The Challenge of Success for Nicola Sturgeon’s SNP
Sunday Mail, November 16th 2014
The SNP are in good spirits with new leader Nicola Sturgeon describing the party as having ‘the wind in its sails’.
The party might have been on the losing side of the recent independence referendum, but is riding high in the polls for Westminster next year and the Scottish Parliament elections the following year, with party membership sitting now at 85,000 and rising.
This is the party that Nicola Sturgeon inherits from Alex Salmond this weekend. ‘The country has changed, and changed utterly’ claimed Salmond in his Friday farewell (for now) speech. Things will never be the same. Now the party has the opportunity, as nearly every speaker at the SNP conference, said to ‘hold the Westminster feet to the fire’.

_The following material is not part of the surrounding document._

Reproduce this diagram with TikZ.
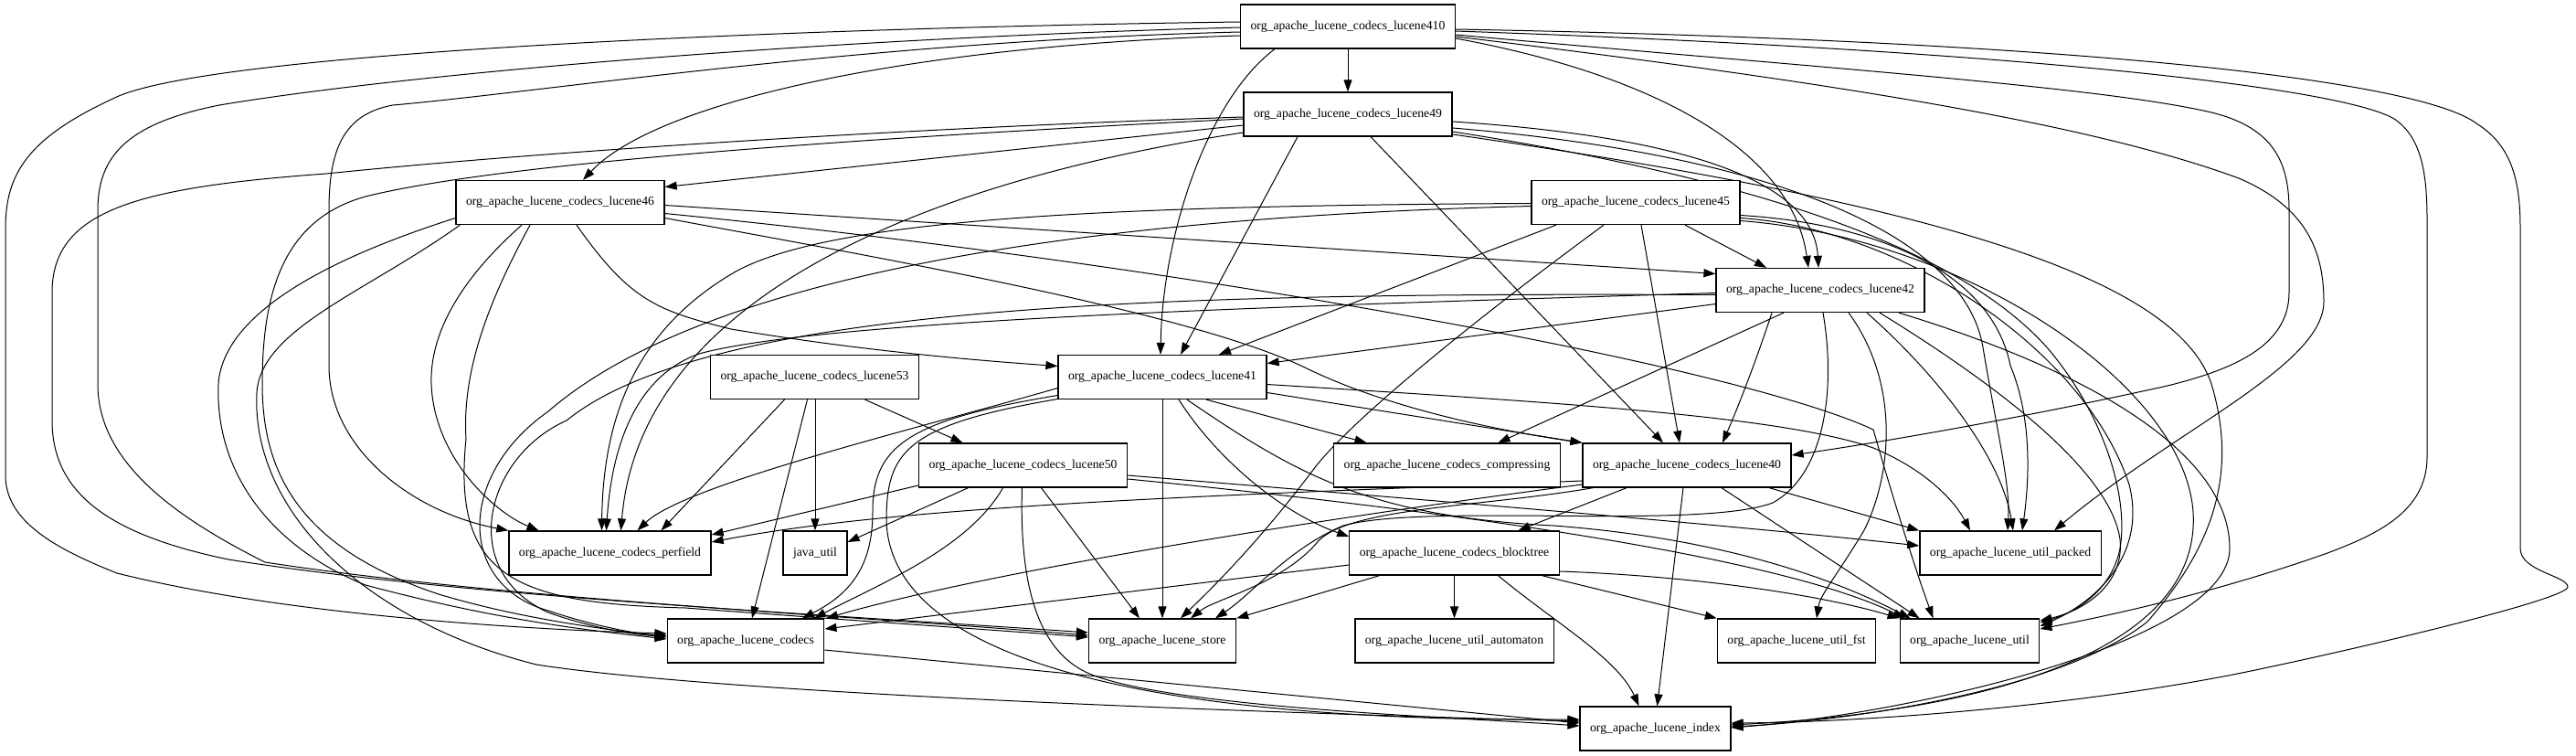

This will be not be easy, as the party faces the challenge of success – including managing high, and in some cases, ridiculous expectations, and letting down gently those who believe instant change is somehow possible. With the SNP in permanent campaigning mode since the referendum, no one in the party leadership has yet paused, reflected and shown the ability to move on.
This entails speaking with a sense of grace and humility, and acknowledging that No actually won and did so for good reasons. Many people have an attachment to Britain and British identities, an aversion to risk inherent in independence, and doubts about the SNP’s version of independence.
Sturgeon is better placed than Salmond to address these concerns. She has the chance to articulate a more human version of independence, which talks about doubt and risk, and gives people more ways of connecting and understanding the merits of the idea.
Addressing conference, Sturgeon said ‘when the SNP is strong, Scotland is strong’. She meant this in terms of the SNP’s bargaining position in the event of a hung UK Parliament, but it also contains the confusion of the party’s self-interest with the national interest. The two are not the same, and there is a worrying tendency for SNP politicians to see them as inter-changeable.
There is the story of progressive Scotland told by the SNP. It states a litany of achievements – free care for the elderly, no tuition fees, free prescriptions and council tax freeze – saying look what we have done with our limited powers. Sadly, all of these policies don’t help those most in need in our country, but overall the middle classes.
This doesn’t address the realities of so much of modern Scotland, of public spending cuts, local government services slashed, a generation of working class children excluded from colleges and universities, and the prospect of a fairer Scotland receding into the distance.
Social justice and social mobility are going into reverse. Would a contemporary Alex Salmond or Nicola Sturgeon, born into the same humble backgrounds as they were, be able to make it into the corridors of power today? More than likely they would have a far harder time now than in the past, which says much about ‘progressive Scotland’.
The cause of independence has to be directly linked to the life chances of all young people in the present. One way to convey that this is about economic and social justice is to learn from New Labour’s book and have a pledge card of five short, popular policies. These should be nearly all about changing everyday life –with its main focus not on shibboleths like abolishing Trident.
Independence cannot come about in 2015 or 2016. There has to be a sense of realism and timescale, and of recognising that No won. The ongoing promotion of the idea of Yes and the use of such social media handles as #the45 and #the45plus do not get the party very far, and only involve it speaking to the most convinced part of its base.
A second referendum will take a couple of political cycles. Most of Scotland does not want to be on permanent referendum watch and engage in constitutional cliff-edge posturing. The SNP have to understand that its concerns for independence as an end in itself, isn’t where most of Scotland sits or what it wants. An independence of a future majority would see it as a means to an end.
Then there is the shadow of Alex Salmond, the most successful leader in the party’s history. He will attempt to return to Westminster next year, but his profile and stature could prove to be a problem unless he lets Nicola stamp her own personality and strategy on the party.
The SNP leaves its annual conference in buoyant mood, filled with optimism and believing it can achieve independence. But it needs to not completely swallow its own hype, rhetoric and caricature of its opponents, because that is the first sign of atrophy and of losing your political touch, which eventually leads to decline.
If Nicola seriously wants Scotland to become the modern, enlightened society of Denmark as portrayed in her favourite TV drama ‘Borgen’, the SNP has to avoid caricaturing its opponents, No voters – and even Westminster. It has to make independence more than the broad canvas projected by Salmond, and articulate a very different kind of politics and vision of Scotland from now on.